Ripped over anti-rip rootkit

Consumers and their attorneys are not the only ones miffed at Sony BMG's tactics. One label distributed by the media giant, ATO Records, said its artists and customers have complained about the surreptitious software installation and stressed that it never agreed that the media giant could put copy protection on its CDs. Currently, the company is not considering legal action, said a spokesperson, who asked not to be named.

"Our artists and our customers are pretty upset, but we are in talks with Sony BMG about this issue," the spokesperson said. "We are not pursuing any legal avenues yet."

For Mark Russinovich, chief software architect for Winternal Software and one of the original discoverers of the Sony BMG rootkit, the code is taking copy protection to an unpalatable extreme. Russinovich firmly labels the technology a rootkit and spyware, not the least because Sony BMG has placed high hurdles in the way of any consumer that wants to uninstall the program. The copy-protection software cannot be uninstalled under Windows XP except by contacting Sony BMG through a special Web site, receiving a special code and sacrificing some privacy, Russinovich said.

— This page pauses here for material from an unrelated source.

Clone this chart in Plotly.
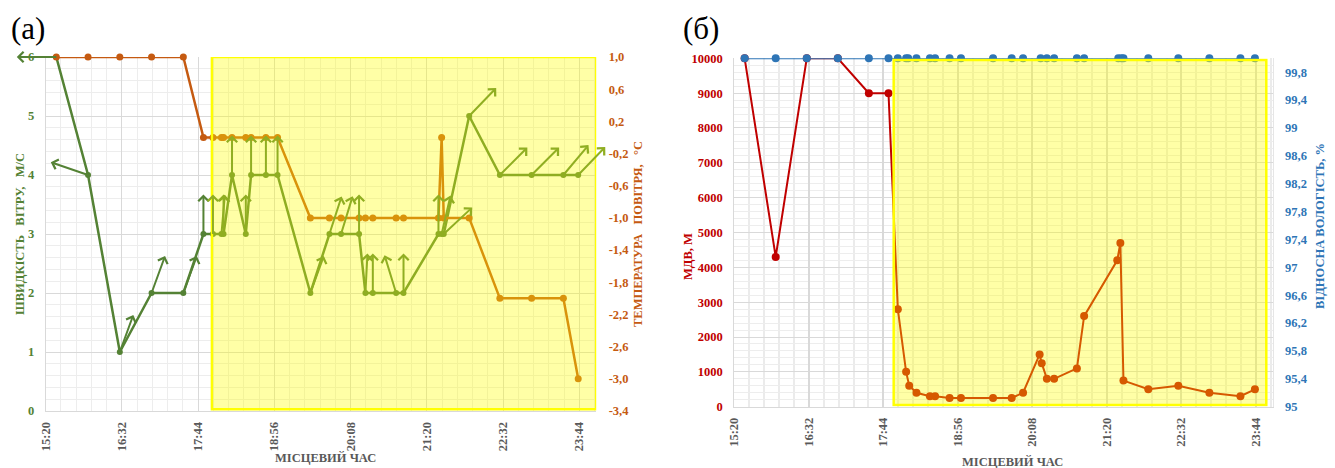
import math
import plotly.graph_objects as go

DAY = "2000-01-01 "
NEXT_DAY = "2000-01-02 00:00"

# ---------- observations (local time) ----------
obs_time = ["15:30", "16:00", "16:30", "17:00", "17:30", "17:49", "17:58", "18:06", "18:08", "18:16",
            "18:29", "18:34", "18:48", "18:59", "19:30", "19:48", "19:59", "20:16", "20:22", "20:29",
            "20:51", "20:58", "21:31", "21:34", "21:36", "22:00", "22:29", "22:59", "23:29", "23:43"]

# wind speed, m/s
wind_speed = [6, 4, 1, 2, 2, 3, 3, 3, 3, 4,
              3, 4, 4, 4, 2, 3, 3, 3, 2, 2,
              2, 2, 3, 3, 3, 5, 4, 4, 4, 4]

# bearing of the wind arrow (degrees clockwise from north)
wind_arrow_deg = [270, 289, 20, 20, 20, 0, 0, 5, 0, 0,
                  0, 0, 0, 0, 20, 18, 17, 0, 3, 0,
                  343, 0, 0, 13, 47, 44, 45, 45, 40, 44]

# air temperature, °C
temperature = [1.0, 1.0, 1.0, 1.0, 1.0, 0.0, 0.0, 0.0, 0.0, 0.0,
               0.0, 0.0, 0.0, 0.0, -1.0, -1.0, -1.0, -1.0, -1.0, -1.0,
               -1.0, -1.0, -1.0, 0.0, -1.0, -1.0, -2.0, -2.0, -2.0, -3.0]

# meteorological visibility, m
vis_time = ["15:30", "16:00", "16:30", "17:00", "17:30", "17:49", "17:58", "18:06", "18:09", "18:16",
            "18:29", "18:34", "18:48", "18:59", "19:30", "19:48", "19:59", "20:15", "20:17", "20:22",
            "20:29", "20:51", "20:58", "21:30", "21:33", "21:36", "22:00", "22:29", "22:59", "23:29", "23:43"]
visibility = [10000, 4300, 10000, 10000, 9000, 9000, 2800, 1000, 600, 400,
              300, 300, 250, 250, 250, 250, 400, 1500, 1250, 800,
              800, 1100, 2600, 4200, 4700, 750, 500, 600, 400, 300, 500]

# relative humidity, %
humidity = [100, 100, 100, 100, 100, 100, 100, 100, 100, 100,
            100, 100, 100, 100, 100, 100, 100, 100, 100, 100,
            100, 100, 100, 100, 100, 100, 100, 100, 100, 100]

# axis ticks
temp_ticks = [-3.4, -3.0, -2.6, -2.2, -1.8, -1.4, -1.0, -0.6, -0.2, 0.2, 0.6, 1.0]
temp_ticktext = ["-3,4", "-3,0", "-2,6", "-2,2", "-1,8", "-1,4", "-1,0", "-0,6", "-0,2", "0,2", "0,6", "1,0"]
hum_ticks = [95, 95.4, 95.8, 96.2, 96.6, 97, 97.4, 97.8, 98.2, 98.6, 99, 99.4, 99.8]
hum_ticktext = ["95", "95,4", "95,8", "96,2", "96,6", "97", "97,4", "97,8", "98,2", "98,6", "99", "99,4", "99,8"]

# fog period highlighted on both panels
fog_left = ("17:57", 0.03, 6.0)
fog_right = ("17:54", "23:54", 50, 9950)

# ---------- styling ----------
W, H = 1335, 468
SERIF = "Liberation Serif"
GREEN = "#548235"
ORANGE = "#C55A11"
RED = "#C00000"
BLUE = "#2E75B6"
GRAY = "#595959"
FOG_ALPHA = 0.35


def under_fog(hex_color):
    r, g, b = (int(hex_color[i:i + 2], 16) for i in (1, 3, 5))
    mix = lambda c, y: round(c * (1 - FOG_ALPHA) + y * FOG_ALPHA)
    return "rgb(%d,%d,%d)" % (mix(r, 255), mix(g, 255), mix(b, 0))


def px_x(p):
    return p / W


def px_y(p):
    return 1 - p / H


def stamp(times):
    return [DAY + t for t in times]


fig = go.Figure()

fig.add_trace(go.Scatter(
    x=stamp(obs_time), y=temperature, xaxis="x", yaxis="y2", mode="lines+markers",
    line=dict(color=ORANGE, width=2.5), marker=dict(color=ORANGE, size=7),
    cliponaxis=False, showlegend=False, hoverinfo="skip"))
fig.add_trace(go.Scatter(
    x=stamp(obs_time), y=wind_speed, xaxis="x", yaxis="y", mode="lines+markers",
    line=dict(color=GREEN, width=2.5), marker=dict(color=GREEN, size=6),
    cliponaxis=False, showlegend=False, hoverinfo="skip"))
fig.add_trace(go.Scatter(
    x=stamp(vis_time), y=visibility, xaxis="x2", yaxis="y3", mode="lines+markers",
    line=dict(color=RED, width=2), marker=dict(color=RED, size=8),
    cliponaxis=False, showlegend=False, hoverinfo="skip"))
fig.add_trace(go.Scatter(
    x=stamp(obs_time), y=humidity, xaxis="x2", yaxis="y4", mode="lines+markers",
    line=dict(color=BLUE, width=2), marker=dict(color=BLUE, size=8),
    cliponaxis=False, showlegend=False, hoverinfo="skip"))

# translucent fog boxes drawn over the series
fig.add_shape(type="rect", xref="x", yref="y", layer="above",
              x0=DAY + fog_left[0], x1=NEXT_DAY, y0=fog_left[1], y1=fog_left[2],
              fillcolor="rgba(255,255,0,%.2f)" % FOG_ALPHA, line=dict(color="#FFFF00", width=2.5))
fig.add_shape(type="rect", xref="x2", yref="y3", layer="above",
              x0=DAY + fog_right[0], x1=DAY + fog_right[1], y0=fog_right[2], y1=fog_right[3],
              fillcolor="rgba(255,255,0,%.2f)" % FOG_ALPHA, line=dict(color="#FFFF00", width=2.5))

annotations = []

# wind direction arrows starting at each observation
ARROW_LEN = 41
for t, v, deg in zip(obs_time, wind_speed, wind_arrow_deg):
    rad = math.radians(deg)
    color = under_fog(GREEN) if t >= fog_left[0] else GREEN
    annotations.append(dict(
        x=DAY + t, y=v, xref="x", yref="y", text="", showarrow=True,
        axref="pixel", ayref="pixel",
        ax=ARROW_LEN * math.sin(rad), ay=-ARROW_LEN * math.cos(rad),
        arrowside="start", startarrowhead=4, startarrowsize=1.0,
        arrowwidth=2, arrowcolor=color))

NB = "\u00a0"


def label(text, x, y, color, angle=0, size=12.5, weight="bold"):
    annotations.append(dict(
        text=text, x=px_x(x), y=px_y(y), xref="paper", yref="paper",
        xanchor="center", yanchor="middle", showarrow=False, textangle=angle,
        font=dict(family=SERIF, size=size, color=color, weight=weight)))


label("ШВИДКІСТЬ" + NB * 3 + "ВІТРУ," + NB * 3 + "М/С", 20, 234, GREEN, -90)
label("ТЕМПЕРАТУРА" + NB * 3 + "ПОВІТРЯ," + NB * 3 + "°С", 638, 234, ORANGE, -90)
label("МІСЦЕВИЙ ЧАС", 325, 458, GRAY)
label("МДВ, М", 688, 257, RED, -90)
label("ВІДНОСНА ВОЛОГІСТЬ, %", 1320, 226, BLUE, -90)
label("МІСЦЕВИЙ ЧАС", 1012, 462, GRAY)
label("(а)", 28, 28, "black", 0, 31, "normal")
label("(б)", 701, 28, "black", 0, 31, "normal")

MAJOR = 72 * 60 * 1000
MINOR = MAJOR // 5


def time_axis(domain, anchor, grid_w, minor_w, minor_color):
    return dict(
        domain=domain, anchor=anchor, type="date", automargin=False,
        range=[DAY + "15:20", NEXT_DAY],
        tick0=DAY + "15:20", dtick=MAJOR, tickformat="%H:%M", tickangle=-90,
        tickfont=dict(family=SERIF, size=12.5, color=GRAY, weight="bold"),
        ticks="outside", ticklen=5, tickcolor="rgba(0,0,0,0)",
        showgrid=True, gridcolor="#d9d9d9", gridwidth=grid_w,
        minor=dict(tick0=DAY + "15:20", dtick=MINOR, showgrid=True,
                   gridcolor=minor_color, gridwidth=minor_w),
        showline=True, linecolor="#d9d9d9", linewidth=1, zeroline=False, fixedrange=True)


fig.update_layout(
    template="none",
    width=W, height=H, margin=dict(l=0, r=0, t=0, b=0, pad=0),
    paper_bgcolor="white", plot_bgcolor="white", showlegend=False,
    xaxis=time_axis([px_x(45.7), px_x(596.2)], "y", 1, 1, "#ededed"),
    xaxis2=time_axis([px_x(734.3), px_x(1272.5)], "y3", 1.5, 2, "#ebebeb"),
    yaxis=dict(
        domain=[px_y(411), px_y(57)], anchor="x", range=[0, 6], dtick=1, automargin=False,
        tickfont=dict(family=SERIF, size=12.5, color=GREEN, weight="bold"),
        ticks="outside", ticklen=8, tickcolor="rgba(0,0,0,0)",
        showgrid=True, gridcolor="#d9d9d9",
        minor=dict(dtick=0.2, showgrid=True, gridcolor="#ededed"),
        showline=True, linecolor="#d9d9d9", zeroline=False),
    yaxis2=dict(
        overlaying="y", side="right", anchor="x", range=[-3.4, 1.0], automargin=False,
        tickvals=temp_ticks, ticktext=temp_ticktext,
        tickfont=dict(family=SERIF, size=12.5, color=ORANGE, weight="bold"),
        ticks="outside", ticklen=9, tickcolor="rgba(0,0,0,0)",
        showgrid=False, zeroline=False),
    yaxis3=dict(
        domain=[px_y(406.7), px_y(58.3)], anchor="x2", range=[0, 10000], dtick=1000,
        tickformat="d", automargin=False,
        tickfont=dict(family=SERIF, size=12.5, color=RED, weight="bold"),
        ticks="outside", ticklen=8, tickcolor="rgba(0,0,0,0)",
        showgrid=True, gridcolor="#d9d9d9",
        minor=dict(dtick=200, showgrid=True, gridcolor="#ededed"),
        showline=True, linecolor="#d9d9d9", zeroline=False),
    yaxis4=dict(
        overlaying="y3", side="right", anchor="x2", range=[95, 100], automargin=False,
        tickvals=hum_ticks, ticktext=hum_ticktext,
        tickfont=dict(family=SERIF, size=12.5, color=BLUE, weight="bold"),
        ticks="outside", ticklen=9, tickcolor="rgba(0,0,0,0)",
        showgrid=False, showline=True, linecolor="#e6e6e6", zeroline=False),
    annotations=annotations,
)

fig.write_html("out.html")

The security researcher is not the only one who believes that Sony's copy protection weakens system security. The emergence of a Trojan horse that attempts to hide itself using the software has at least one antivirus firm - U.K.-based Sophos - offering to disable the protection mechanism, an action that could violate the Digital Millennium Copyright Act (DMCA). Sophos believes that offering the tool is about protecting customers, said Graham Cluley, senior technology consultant for firm.

"I appreciate that Sony had good intentions - we want people to pay for content as well, but we are also against introducing vulnerabilities into people's systems," he said. "I would hope that Sony would be pleased that we are helping them fix their software. And I would hope that, in the future, Sony would want to provide software that does not have a back door in it."

Such anti-rootkit tools raise the question of whether removing the software, even if it one can prove it weakens system security, is legal under the controversial DMCA, EFF's Schultz said. The DMCA protects digital-rights management software from attackers, but also from people who seek to use the content in a historically fair-use context. The DMCA, passed in 1998, makes it illegal for anyone to "circumvent a technological measure that effectively controls access to a work protected under" the law. Whether protecting copyrights trumps protecting a user's system will likely be tested in the coming court battles, Schultz said.

The court cases will also likely focus on Sony BMG's end-user license agreement, which briefly mentions the installation of "a small proprietary software program." Software EULAs have gained notoriety as long legal notices that consumers never read, so the current case may be a good test of whether they are a legitimate contract between the consumer and the software maker, Schultz said.

"Their whole defense to this practice relies on the end user license agreement," he said. "They have set this up so that when someone puts the CD in their drive, this 3,000-word license agreement pops up. Can people give consent in that way to such an invasive practice?"

The flurry of lawsuits and complaints suggest that, for consumers and security experts, the answer is a resounding "no."